Cataloging deals with the systematic organization of information, data, or materials. It is done by the creation of a full record of bibliographic information about an information object, cross-referenced to other records and files, and includes the process of identifying and documenting these objects in detail.
Cataloging is usually split into descriptive cataloging and subject cataloging. The former attempts to describe what an information object is (a book? how many pages? Size? a DVD? How many minutes of playing time? etc.) according to a set of descriptive cataloging rules such as AACR2, RAK, or Dublin Core, while the latter attempts to describe what the information object is about, usually by assigning subject headings from a controlled vocabulary thesaurus (Library of Congress Subject Headings, Medical Subject Headings (MeSH), Sears List of Subject Headings, etc.) and/or by assigning a classification number from a particular classification scheme, such as Dewey Decimal Classification or Library of Congress Classification.
Catalogers are the people who enter all the information necessary about library materials in the online catalog.
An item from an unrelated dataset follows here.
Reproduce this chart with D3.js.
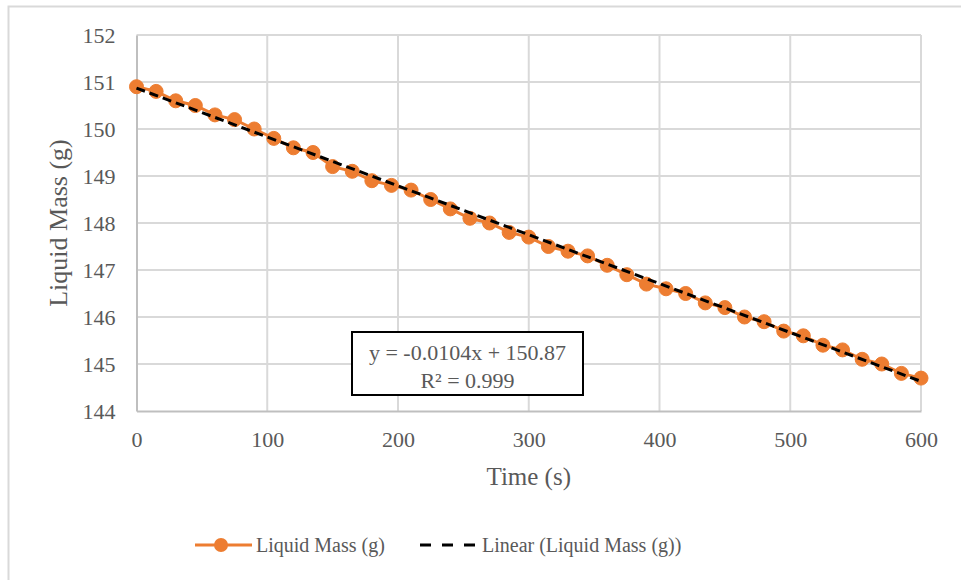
<!DOCTYPE html>
<html>
<head>
<meta charset="utf-8">
<script src="https://cdn.jsdelivr.net/npm/d3@7"></script>
<style>
  html, body { margin: 0; padding: 0; background: #fff; }
  svg { display: block; }
  svg text { font-family: "Liberation Serif", "DejaVu Serif", serif !important; fill: #595959; }
</style>
</head>
<body>
<svg id="chart" width="961" height="580"></svg>
<script>
// Elapsed time (s) and measured liquid mass (g)
const timeSec = [0, 15, 30, 45, 60, 75, 90, 105, 120, 135, 150, 165, 180, 195, 210, 225, 240, 255, 270, 285,
  300, 315, 330, 345, 360, 375, 390, 405, 420, 435, 450, 465, 480, 495, 510, 525, 540, 555, 570, 585, 600];
const liquidMass = [150.9, 150.8, 150.6, 150.5, 150.3, 150.2, 150.0, 149.8, 149.6, 149.5, 149.2, 149.1, 148.9, 148.8,
  148.7, 148.5, 148.3, 148.1, 148.0, 147.8, 147.7, 147.5, 147.4, 147.3, 147.1, 146.9, 146.7, 146.6, 146.5, 146.3,
  146.2, 146.0, 145.9, 145.7, 145.6, 145.4, 145.3, 145.1, 145.0, 144.8, 144.7];

// Linear trendline coefficients
const trendSlope = -0.0104;
const trendIntercept = 150.87;
const trendLabel = ["y = -0.0104x  + 150.87", "R\u00B2 = 0.999"];

const xTicks = [0, 100, 200, 300, 400, 500, 600];
const yTicks = [144, 145, 146, 147, 148, 149, 150, 151, 152];

const seriesName = "Liquid Mass (g)";
const trendName = "Linear (Liquid Mass (g))";
const xTitle = "Time (s)";
const yTitle = "Liquid Mass (g)";

const svg = d3.select("#chart");
const orange = "#ED7D31";
const grid = "#D9D9D9";

// Chart area outline
svg.append("rect")
  .attr("x", 8.5).attr("y", 6.5).attr("width", 970).attr("height", 600)
  .attr("fill", "none").attr("stroke", "#D9D9D9").attr("stroke-width", 2);

const plot = { left: 136.5, right: 921, top: 35, bottom: 411 };

const x = d3.scaleLinear().domain([0, 600]).range([plot.left, plot.right]);
const y = d3.scaleLinear().domain([144, 152]).range([plot.bottom, plot.top]);

// Gridlines
svg.append("g").selectAll("line").data(yTicks.filter(d => d !== 144)).join("line")
  .attr("x1", plot.left).attr("x2", plot.right)
  .attr("y1", d => y(d)).attr("y2", d => y(d))
  .attr("stroke", grid).attr("stroke-width", 2);
svg.append("g").selectAll("line").data(xTicks.filter(d => d !== 0)).join("line")
  .attr("x1", d => x(d)).attr("x2", d => x(d))
  .attr("y1", plot.top).attr("y2", plot.bottom)
  .attr("stroke", grid).attr("stroke-width", 2);

// Axes
const xAxis = svg.append("g").attr("transform", `translate(0,${plot.bottom})`)
  .call(d3.axisBottom(x).tickValues(xTicks).tickSize(0).tickPadding(20));
const yAxis = svg.append("g").attr("transform", `translate(${plot.left},0)`)
  .call(d3.axisLeft(y).tickValues(yTicks).tickSize(0).tickPadding(21));
[xAxis, yAxis].forEach(a => {
  a.attr("font-family", null).attr("font-size", null);
  a.select(".domain").attr("stroke", "#BFBFBF").attr("stroke-width", 2);
  a.selectAll("text").attr("font-size", 22).attr("fill", "#595959");
});
xAxis.selectAll("text").attr("dy", "0.32em").attr("y", 29);

// Axis titles
svg.append("text").attr("x", (plot.left + plot.right) / 2).attr("y", 476)
  .attr("text-anchor", "middle").attr("dominant-baseline", "central")
  .attr("font-size", 25).text(xTitle);
svg.append("text").attr("transform", `translate(58,${(plot.top + plot.bottom) / 2}) rotate(-90)`)
  .attr("text-anchor", "middle").attr("dominant-baseline", "central")
  .attr("font-size", 26).text(yTitle);

// Data series
const pts = timeSec.map((t, i) => [t, liquidMass[i]]);
const line = d3.line().x(d => x(d[0])).y(d => y(d[1]));
svg.append("path").datum(pts).attr("d", line)
  .attr("fill", "none").attr("stroke", orange).attr("stroke-width", 3);
svg.append("g").selectAll("circle").data(pts).join("circle")
  .attr("cx", d => x(d[0])).attr("cy", d => y(d[1])).attr("r", 7)
  .attr("fill", orange).attr("stroke", orange).attr("stroke-width", 1);

// Trendline
const trend = [0, 600].map(t => [t, trendSlope * t + trendIntercept]);
svg.append("path").datum(trend).attr("d", line)
  .attr("fill", "none").attr("stroke", "#000").attr("stroke-width", 3)
  .attr("stroke-dasharray", "9,5");

// Trendline equation box
const box = { x: 352, y: 332, w: 231, h: 63 };
svg.append("rect").attr("x", box.x).attr("y", box.y).attr("width", box.w).attr("height", box.h)
  .attr("fill", "#fff").attr("stroke", "#000").attr("stroke-width", 2);
svg.append("g").selectAll("text").data(trendLabel).join("text")
  .attr("x", box.x + box.w / 2).attr("y", (d, i) => 352 + i * 28)
  .attr("text-anchor", "middle").attr("dominant-baseline", "central")
  .attr("font-size", 22).text(d => d);

// Legend
const leg = svg.append("g");
leg.append("line").attr("x1", 195).attr("x2", 252).attr("y1", 545).attr("y2", 545)
  .attr("stroke", orange).attr("stroke-width", 3);
leg.append("circle").attr("cx", 221).attr("cy", 545).attr("r", 7).attr("fill", orange);
leg.append("text").attr("x", 256).attr("y", 545).attr("dominant-baseline", "central")
  .attr("font-size", 20).text(seriesName);
leg.append("line").attr("x1", 420).attr("x2", 476).attr("y1", 545).attr("y2", 545)
  .attr("stroke", "#000").attr("stroke-width", 3).attr("stroke-dasharray", "11,11");
leg.append("text").attr("x", 482).attr("y", 545).attr("dominant-baseline", "central")
  .attr("font-size", 20).text(trendName);
</script>
</body>
</html>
Most cataloging is done cooperatively, which is to say, one original cataloger catalogs a particular item once (a role often fulfilled by catalogers at the Library of Congress), and the resultant bibliographic record is then shared through worldwide databases like OCLC and imported into local databases by copy catalogers, catalog librarians, or technical services librarians, usually with little or no modification. Thanks to the ability to share bibliographic information worldwide in real-time, this has greatly reduced the need for original cataloging at most academic libraries, and nearly completely for most public libraries, many of whom accept pre-cataloged, shelf-ready books directly from vendors. In libraries with small technical services staffs, it is common to outsource increasingly more, if indeed not all of the cataloging work.